Challenge - Transcribe each entry below exactly. Pictures do not go in the copy.

Exercise data -
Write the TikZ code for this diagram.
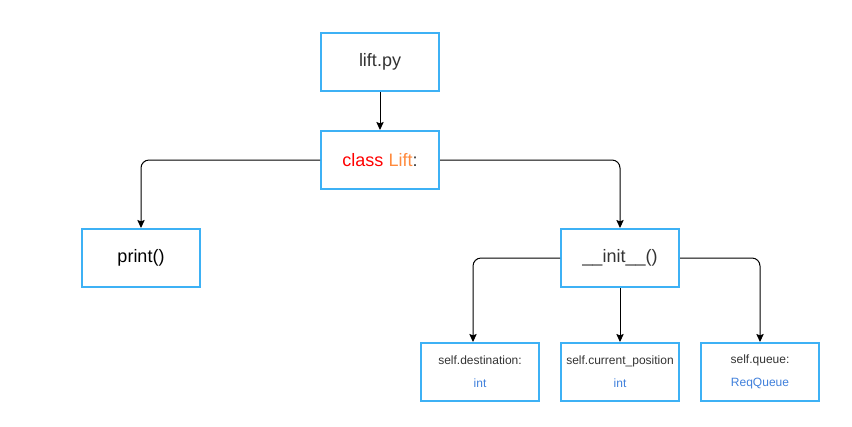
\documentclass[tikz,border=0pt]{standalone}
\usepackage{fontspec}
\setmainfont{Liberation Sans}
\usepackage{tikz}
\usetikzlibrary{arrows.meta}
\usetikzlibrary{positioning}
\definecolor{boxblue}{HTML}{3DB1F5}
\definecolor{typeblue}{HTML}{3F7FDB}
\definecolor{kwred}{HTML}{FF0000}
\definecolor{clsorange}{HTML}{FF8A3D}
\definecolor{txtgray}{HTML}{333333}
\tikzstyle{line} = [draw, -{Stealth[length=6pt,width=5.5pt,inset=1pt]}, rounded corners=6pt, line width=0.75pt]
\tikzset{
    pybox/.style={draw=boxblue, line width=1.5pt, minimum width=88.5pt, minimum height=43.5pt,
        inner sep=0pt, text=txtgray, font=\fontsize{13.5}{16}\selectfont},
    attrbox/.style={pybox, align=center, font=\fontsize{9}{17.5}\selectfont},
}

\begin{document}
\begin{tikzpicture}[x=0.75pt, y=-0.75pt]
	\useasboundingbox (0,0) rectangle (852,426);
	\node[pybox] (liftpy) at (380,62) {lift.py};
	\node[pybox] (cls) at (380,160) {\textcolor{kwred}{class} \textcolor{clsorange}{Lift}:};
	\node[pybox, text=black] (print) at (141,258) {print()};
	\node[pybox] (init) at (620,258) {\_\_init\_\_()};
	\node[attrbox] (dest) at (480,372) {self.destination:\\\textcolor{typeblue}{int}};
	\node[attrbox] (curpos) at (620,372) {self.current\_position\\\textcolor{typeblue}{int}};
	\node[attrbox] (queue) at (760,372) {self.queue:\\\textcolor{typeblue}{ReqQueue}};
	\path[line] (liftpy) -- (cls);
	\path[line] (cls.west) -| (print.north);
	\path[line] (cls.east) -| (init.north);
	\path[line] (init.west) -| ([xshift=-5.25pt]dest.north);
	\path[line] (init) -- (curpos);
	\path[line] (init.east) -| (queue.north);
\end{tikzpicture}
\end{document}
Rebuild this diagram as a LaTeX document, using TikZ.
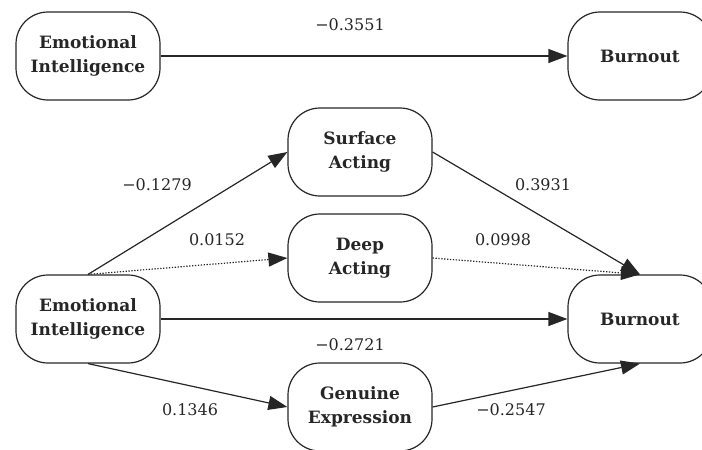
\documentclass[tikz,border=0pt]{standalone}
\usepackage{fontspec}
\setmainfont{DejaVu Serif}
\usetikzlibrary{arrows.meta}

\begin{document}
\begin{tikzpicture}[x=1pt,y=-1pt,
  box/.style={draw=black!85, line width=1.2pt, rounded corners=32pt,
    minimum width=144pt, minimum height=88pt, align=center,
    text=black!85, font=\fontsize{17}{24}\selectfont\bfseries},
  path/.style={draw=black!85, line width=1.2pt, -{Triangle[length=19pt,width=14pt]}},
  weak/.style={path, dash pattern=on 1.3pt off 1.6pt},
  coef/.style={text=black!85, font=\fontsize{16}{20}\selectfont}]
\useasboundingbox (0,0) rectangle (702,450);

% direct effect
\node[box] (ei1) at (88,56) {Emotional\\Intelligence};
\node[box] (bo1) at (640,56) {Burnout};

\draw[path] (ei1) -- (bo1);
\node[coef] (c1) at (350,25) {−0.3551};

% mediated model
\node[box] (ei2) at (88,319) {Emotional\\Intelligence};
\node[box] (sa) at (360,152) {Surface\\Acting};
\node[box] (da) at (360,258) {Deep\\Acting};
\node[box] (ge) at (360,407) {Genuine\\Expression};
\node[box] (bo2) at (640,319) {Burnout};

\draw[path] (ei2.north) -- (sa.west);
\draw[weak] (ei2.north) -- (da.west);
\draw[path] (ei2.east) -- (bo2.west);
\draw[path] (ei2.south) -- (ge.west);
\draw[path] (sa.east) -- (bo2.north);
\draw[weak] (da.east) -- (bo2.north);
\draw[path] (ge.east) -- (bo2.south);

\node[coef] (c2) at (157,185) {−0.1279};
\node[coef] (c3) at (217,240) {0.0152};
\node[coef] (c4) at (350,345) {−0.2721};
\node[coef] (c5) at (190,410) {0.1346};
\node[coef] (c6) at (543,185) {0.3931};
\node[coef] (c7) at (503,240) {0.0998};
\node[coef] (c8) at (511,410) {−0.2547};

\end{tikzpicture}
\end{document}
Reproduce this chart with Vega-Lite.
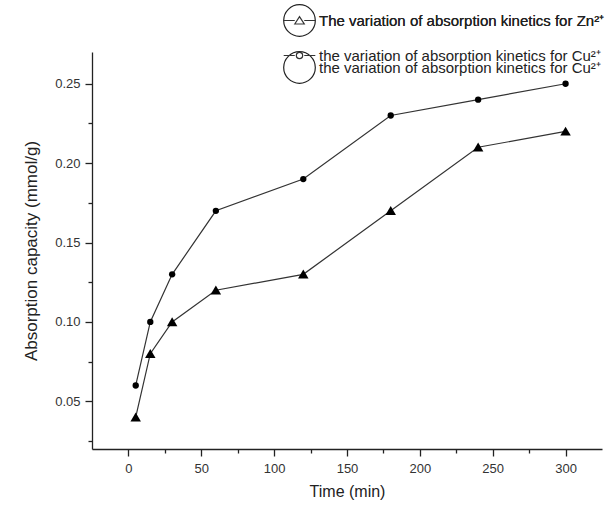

Exercise result -
Write the TikZ code for this diagram.
\documentclass[tikz,border=0pt]{standalone}
\usepackage{fontspec}
\setmainfont{Liberation Sans}
\usepackage{tikz}
\usetikzlibrary{arrows.meta}
\usetikzlibrary{positioning}
\definecolor{boxblue}{HTML}{3DB1F5}
\definecolor{typeblue}{HTML}{3F7FDB}
\definecolor{kwred}{HTML}{FF0000}
\definecolor{clsorange}{HTML}{FF8A3D}
\definecolor{txtgray}{HTML}{333333}
\tikzstyle{line} = [draw, -{Stealth[length=6pt,width=5.5pt,inset=1pt]}, rounded corners=6pt, line width=0.75pt]
\tikzset{
    pybox/.style={draw=boxblue, line width=1.5pt, minimum width=88.5pt, minimum height=43.5pt,
        inner sep=0pt, text=txtgray, font=\fontsize{13.5}{16}\selectfont},
    attrbox/.style={pybox, align=center, font=\fontsize{9}{17.5}\selectfont},
}

\begin{document}
\begin{tikzpicture}[x=0.75pt, y=-0.75pt]
	\useasboundingbox (0,0) rectangle (852,426);
	\node[pybox] (liftpy) at (380,62) {lift.py};
	\node[pybox] (cls) at (380,160) {\textcolor{kwred}{class} \textcolor{clsorange}{Lift}:};
	\node[pybox, text=black] (print) at (141,258) {print()};
	\node[pybox] (init) at (620,258) {\_\_init\_\_()};
	\node[attrbox] (dest) at (480,372) {self.destination:\\\textcolor{typeblue}{int}};
	\node[attrbox] (curpos) at (620,372) {self.current\_position\\\textcolor{typeblue}{int}};
	\node[attrbox] (queue) at (760,372) {self.queue:\\\textcolor{typeblue}{ReqQueue}};
	\path[line] (liftpy) -- (cls);
	\path[line] (cls.west) -| (print.north);
	\path[line] (cls.east) -| (init.north);
	\path[line] (init.west) -| ([xshift=-5.25pt]dest.north);
	\path[line] (init) -- (curpos);
	\path[line] (init.east) -| (queue.north);
\end{tikzpicture}
\end{document}
Rebuild this diagram as a LaTeX document, using TikZ.
\documentclass[tikz,border=0pt]{standalone}
\usepackage{fontspec}
\setmainfont{DejaVu Serif}
\usetikzlibrary{arrows.meta}

\begin{document}
\begin{tikzpicture}[x=1pt,y=-1pt,
  box/.style={draw=black!85, line width=1.2pt, rounded corners=32pt,
    minimum width=144pt, minimum height=88pt, align=center,
    text=black!85, font=\fontsize{17}{24}\selectfont\bfseries},
  path/.style={draw=black!85, line width=1.2pt, -{Triangle[length=19pt,width=14pt]}},
  weak/.style={path, dash pattern=on 1.3pt off 1.6pt},
  coef/.style={text=black!85, font=\fontsize{16}{20}\selectfont}]
\useasboundingbox (0,0) rectangle (702,450);

% direct effect
\node[box] (ei1) at (88,56) {Emotional\\Intelligence};
\node[box] (bo1) at (640,56) {Burnout};

\draw[path] (ei1) -- (bo1);
\node[coef] (c1) at (350,25) {−0.3551};

% mediated model
\node[box] (ei2) at (88,319) {Emotional\\Intelligence};
\node[box] (sa) at (360,152) {Surface\\Acting};
\node[box] (da) at (360,258) {Deep\\Acting};
\node[box] (ge) at (360,407) {Genuine\\Expression};
\node[box] (bo2) at (640,319) {Burnout};

\draw[path] (ei2.north) -- (sa.west);
\draw[weak] (ei2.north) -- (da.west);
\draw[path] (ei2.east) -- (bo2.west);
\draw[path] (ei2.south) -- (ge.west);
\draw[path] (sa.east) -- (bo2.north);
\draw[weak] (da.east) -- (bo2.north);
\draw[path] (ge.east) -- (bo2.south);

\node[coef] (c2) at (157,185) {−0.1279};
\node[coef] (c3) at (217,240) {0.0152};
\node[coef] (c4) at (350,345) {−0.2721};
\node[coef] (c5) at (190,410) {0.1346};
\node[coef] (c6) at (543,185) {0.3931};
\node[coef] (c7) at (503,240) {0.0998};
\node[coef] (c8) at (511,410) {−0.2547};

\end{tikzpicture}
\end{document}
Reproduce this chart with Vega-Lite.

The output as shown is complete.